[BEGIN]

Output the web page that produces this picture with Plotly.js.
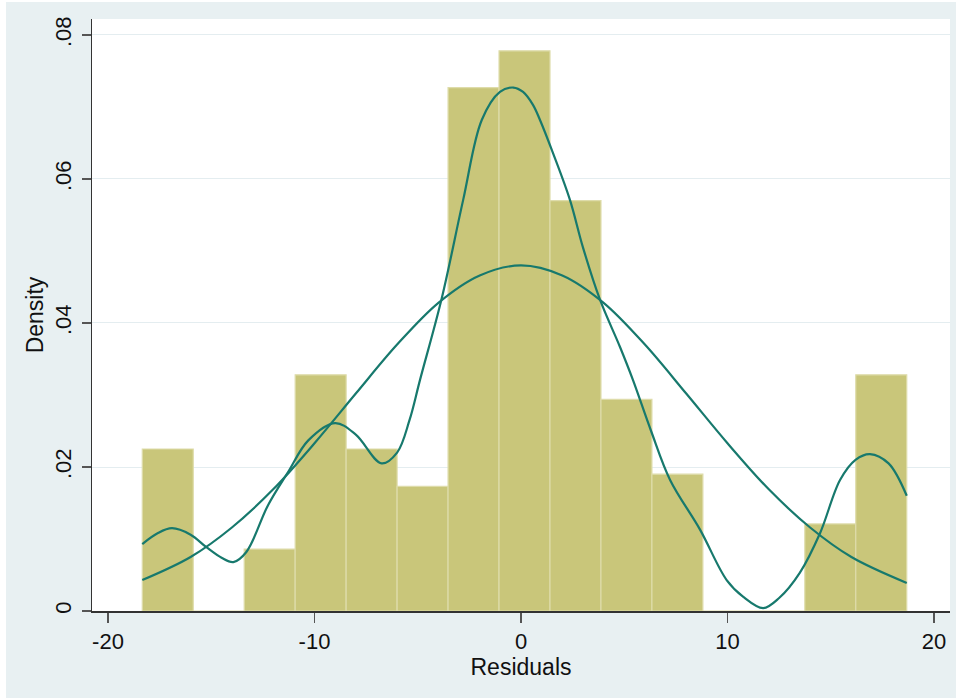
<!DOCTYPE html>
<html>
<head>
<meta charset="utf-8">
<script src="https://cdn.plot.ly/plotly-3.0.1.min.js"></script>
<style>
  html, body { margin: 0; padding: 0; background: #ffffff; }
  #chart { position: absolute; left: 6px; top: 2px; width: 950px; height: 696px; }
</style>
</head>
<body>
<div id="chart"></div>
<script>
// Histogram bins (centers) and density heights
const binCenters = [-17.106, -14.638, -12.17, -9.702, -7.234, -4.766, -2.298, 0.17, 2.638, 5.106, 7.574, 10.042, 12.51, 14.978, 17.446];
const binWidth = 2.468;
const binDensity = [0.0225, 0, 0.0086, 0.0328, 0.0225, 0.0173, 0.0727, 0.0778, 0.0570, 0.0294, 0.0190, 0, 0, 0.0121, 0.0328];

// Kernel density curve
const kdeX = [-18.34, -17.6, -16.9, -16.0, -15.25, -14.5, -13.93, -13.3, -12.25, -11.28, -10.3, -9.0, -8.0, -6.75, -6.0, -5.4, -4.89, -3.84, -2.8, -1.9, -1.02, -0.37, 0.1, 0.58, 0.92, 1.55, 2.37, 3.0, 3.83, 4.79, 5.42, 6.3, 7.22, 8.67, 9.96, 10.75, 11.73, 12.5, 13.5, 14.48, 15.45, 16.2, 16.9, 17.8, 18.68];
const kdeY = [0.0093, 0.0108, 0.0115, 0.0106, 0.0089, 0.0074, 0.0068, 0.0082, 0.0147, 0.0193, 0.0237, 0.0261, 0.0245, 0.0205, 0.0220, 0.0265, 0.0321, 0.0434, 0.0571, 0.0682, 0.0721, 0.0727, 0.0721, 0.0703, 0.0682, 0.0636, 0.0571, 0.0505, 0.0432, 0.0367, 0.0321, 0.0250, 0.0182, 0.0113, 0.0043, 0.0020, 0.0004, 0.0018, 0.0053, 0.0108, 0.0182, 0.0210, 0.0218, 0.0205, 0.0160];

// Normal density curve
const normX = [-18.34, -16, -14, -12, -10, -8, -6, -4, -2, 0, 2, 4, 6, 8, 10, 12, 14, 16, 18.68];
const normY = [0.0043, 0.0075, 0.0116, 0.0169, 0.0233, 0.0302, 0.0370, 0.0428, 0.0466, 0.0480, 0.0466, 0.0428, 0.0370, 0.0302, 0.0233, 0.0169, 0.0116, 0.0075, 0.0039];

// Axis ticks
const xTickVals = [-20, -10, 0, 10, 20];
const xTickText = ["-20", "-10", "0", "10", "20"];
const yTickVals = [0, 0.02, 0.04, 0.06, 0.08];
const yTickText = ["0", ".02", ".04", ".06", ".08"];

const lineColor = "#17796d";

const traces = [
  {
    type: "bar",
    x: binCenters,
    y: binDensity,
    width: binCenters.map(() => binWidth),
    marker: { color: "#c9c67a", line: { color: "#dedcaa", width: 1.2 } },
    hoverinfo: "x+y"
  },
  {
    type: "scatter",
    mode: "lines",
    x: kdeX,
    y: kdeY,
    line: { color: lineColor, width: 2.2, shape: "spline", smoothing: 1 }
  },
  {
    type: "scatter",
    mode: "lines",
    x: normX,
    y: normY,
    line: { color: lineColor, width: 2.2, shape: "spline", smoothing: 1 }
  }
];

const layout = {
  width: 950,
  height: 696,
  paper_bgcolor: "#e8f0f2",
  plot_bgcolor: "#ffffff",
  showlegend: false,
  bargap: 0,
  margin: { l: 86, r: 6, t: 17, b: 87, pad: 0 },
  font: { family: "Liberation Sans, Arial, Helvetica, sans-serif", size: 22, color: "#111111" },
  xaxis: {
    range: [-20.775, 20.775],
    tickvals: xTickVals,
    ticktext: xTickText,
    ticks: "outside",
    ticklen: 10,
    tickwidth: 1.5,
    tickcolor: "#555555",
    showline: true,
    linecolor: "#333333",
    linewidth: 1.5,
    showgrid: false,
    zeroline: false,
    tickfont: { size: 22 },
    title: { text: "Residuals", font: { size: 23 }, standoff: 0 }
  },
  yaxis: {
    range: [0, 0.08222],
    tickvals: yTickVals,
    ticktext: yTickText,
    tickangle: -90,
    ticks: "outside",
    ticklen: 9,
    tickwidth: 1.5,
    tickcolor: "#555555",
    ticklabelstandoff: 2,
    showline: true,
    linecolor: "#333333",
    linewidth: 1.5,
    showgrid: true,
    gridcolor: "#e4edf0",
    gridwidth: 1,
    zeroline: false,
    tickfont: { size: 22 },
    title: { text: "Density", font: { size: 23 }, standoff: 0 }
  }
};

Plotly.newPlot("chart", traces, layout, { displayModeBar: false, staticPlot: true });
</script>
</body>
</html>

[END]

## PROBLEM DESCRIPTION
Please transcribe the material above exactly as written. Leave the pictures out.

## ANSWER TO THIS TASK
Output the web page that produces this picture with Plotly.js.
<!DOCTYPE html>
<html>
<head>
<meta charset="utf-8">
<script src="https://cdn.plot.ly/plotly-3.0.1.min.js"></script>
<style>
  html, body { margin: 0; padding: 0; background: #ffffff; }
  #chart { position: absolute; left: 6px; top: 2px; width: 950px; height: 696px; }
</style>
</head>
<body>
<div id="chart"></div>
<script>
// Histogram bins (centers) and density heights
const binCenters = [-17.106, -14.638, -12.17, -9.702, -7.234, -4.766, -2.298, 0.17, 2.638, 5.106, 7.574, 10.042, 12.51, 14.978, 17.446];
const binWidth = 2.468;
const binDensity = [0.0225, 0, 0.0086, 0.0328, 0.0225, 0.0173, 0.0727, 0.0778, 0.0570, 0.0294, 0.0190, 0, 0, 0.0121, 0.0328];

// Kernel density curve
const kdeX = [-18.34, -17.6, -16.9, -16.0, -15.25, -14.5, -13.93, -13.3, -12.25, -11.28, -10.3, -9.0, -8.0, -6.75, -6.0, -5.4, -4.89, -3.84, -2.8, -1.9, -1.02, -0.37, 0.1, 0.58, 0.92, 1.55, 2.37, 3.0, 3.83, 4.79, 5.42, 6.3, 7.22, 8.67, 9.96, 10.75, 11.73, 12.5, 13.5, 14.48, 15.45, 16.2, 16.9, 17.8, 18.68];
const kdeY = [0.0093, 0.0108, 0.0115, 0.0106, 0.0089, 0.0074, 0.0068, 0.0082, 0.0147, 0.0193, 0.0237, 0.0261, 0.0245, 0.0205, 0.0220, 0.0265, 0.0321, 0.0434, 0.0571, 0.0682, 0.0721, 0.0727, 0.0721, 0.0703, 0.0682, 0.0636, 0.0571, 0.0505, 0.0432, 0.0367, 0.0321, 0.0250, 0.0182, 0.0113, 0.0043, 0.0020, 0.0004, 0.0018, 0.0053, 0.0108, 0.0182, 0.0210, 0.0218, 0.0205, 0.0160];

// Normal density curve
const normX = [-18.34, -16, -14, -12, -10, -8, -6, -4, -2, 0, 2, 4, 6, 8, 10, 12, 14, 16, 18.68];
const normY = [0.0043, 0.0075, 0.0116, 0.0169, 0.0233, 0.0302, 0.0370, 0.0428, 0.0466, 0.0480, 0.0466, 0.0428, 0.0370, 0.0302, 0.0233, 0.0169, 0.0116, 0.0075, 0.0039];

// Axis ticks
const xTickVals = [-20, -10, 0, 10, 20];
const xTickText = ["-20", "-10", "0", "10", "20"];
const yTickVals = [0, 0.02, 0.04, 0.06, 0.08];
const yTickText = ["0", ".02", ".04", ".06", ".08"];

const lineColor = "#17796d";

const traces = [
  {
    type: "bar",
    x: binCenters,
    y: binDensity,
    width: binCenters.map(() => binWidth),
    marker: { color: "#c9c67a", line: { color: "#dedcaa", width: 1.2 } },
    hoverinfo: "x+y"
  },
  {
    type: "scatter",
    mode: "lines",
    x: kdeX,
    y: kdeY,
    line: { color: lineColor, width: 2.2, shape: "spline", smoothing: 1 }
  },
  {
    type: "scatter",
    mode: "lines",
    x: normX,
    y: normY,
    line: { color: lineColor, width: 2.2, shape: "spline", smoothing: 1 }
  }
];

const layout = {
  width: 950,
  height: 696,
  paper_bgcolor: "#e8f0f2",
  plot_bgcolor: "#ffffff",
  showlegend: false,
  bargap: 0,
  margin: { l: 86, r: 6, t: 17, b: 87, pad: 0 },
  font: { family: "Liberation Sans, Arial, Helvetica, sans-serif", size: 22, color: "#111111" },
  xaxis: {
    range: [-20.775, 20.775],
    tickvals: xTickVals,
    ticktext: xTickText,
    ticks: "outside",
    ticklen: 10,
    tickwidth: 1.5,
    tickcolor: "#555555",
    showline: true,
    linecolor: "#333333",
    linewidth: 1.5,
    showgrid: false,
    zeroline: false,
    tickfont: { size: 22 },
    title: { text: "Residuals", font: { size: 23 }, standoff: 0 }
  },
  yaxis: {
    range: [0, 0.08222],
    tickvals: yTickVals,
    ticktext: yTickText,
    tickangle: -90,
    ticks: "outside",
    ticklen: 9,
    tickwidth: 1.5,
    tickcolor: "#555555",
    ticklabelstandoff: 2,
    showline: true,
    linecolor: "#333333",
    linewidth: 1.5,
    showgrid: true,
    gridcolor: "#e4edf0",
    gridwidth: 1,
    zeroline: false,
    tickfont: { size: 22 },
    title: { text: "Density", font: { size: 23 }, standoff: 0 }
  }
};

Plotly.newPlot("chart", traces, layout, { displayModeBar: false, staticPlot: true });
</script>
</body>
</html>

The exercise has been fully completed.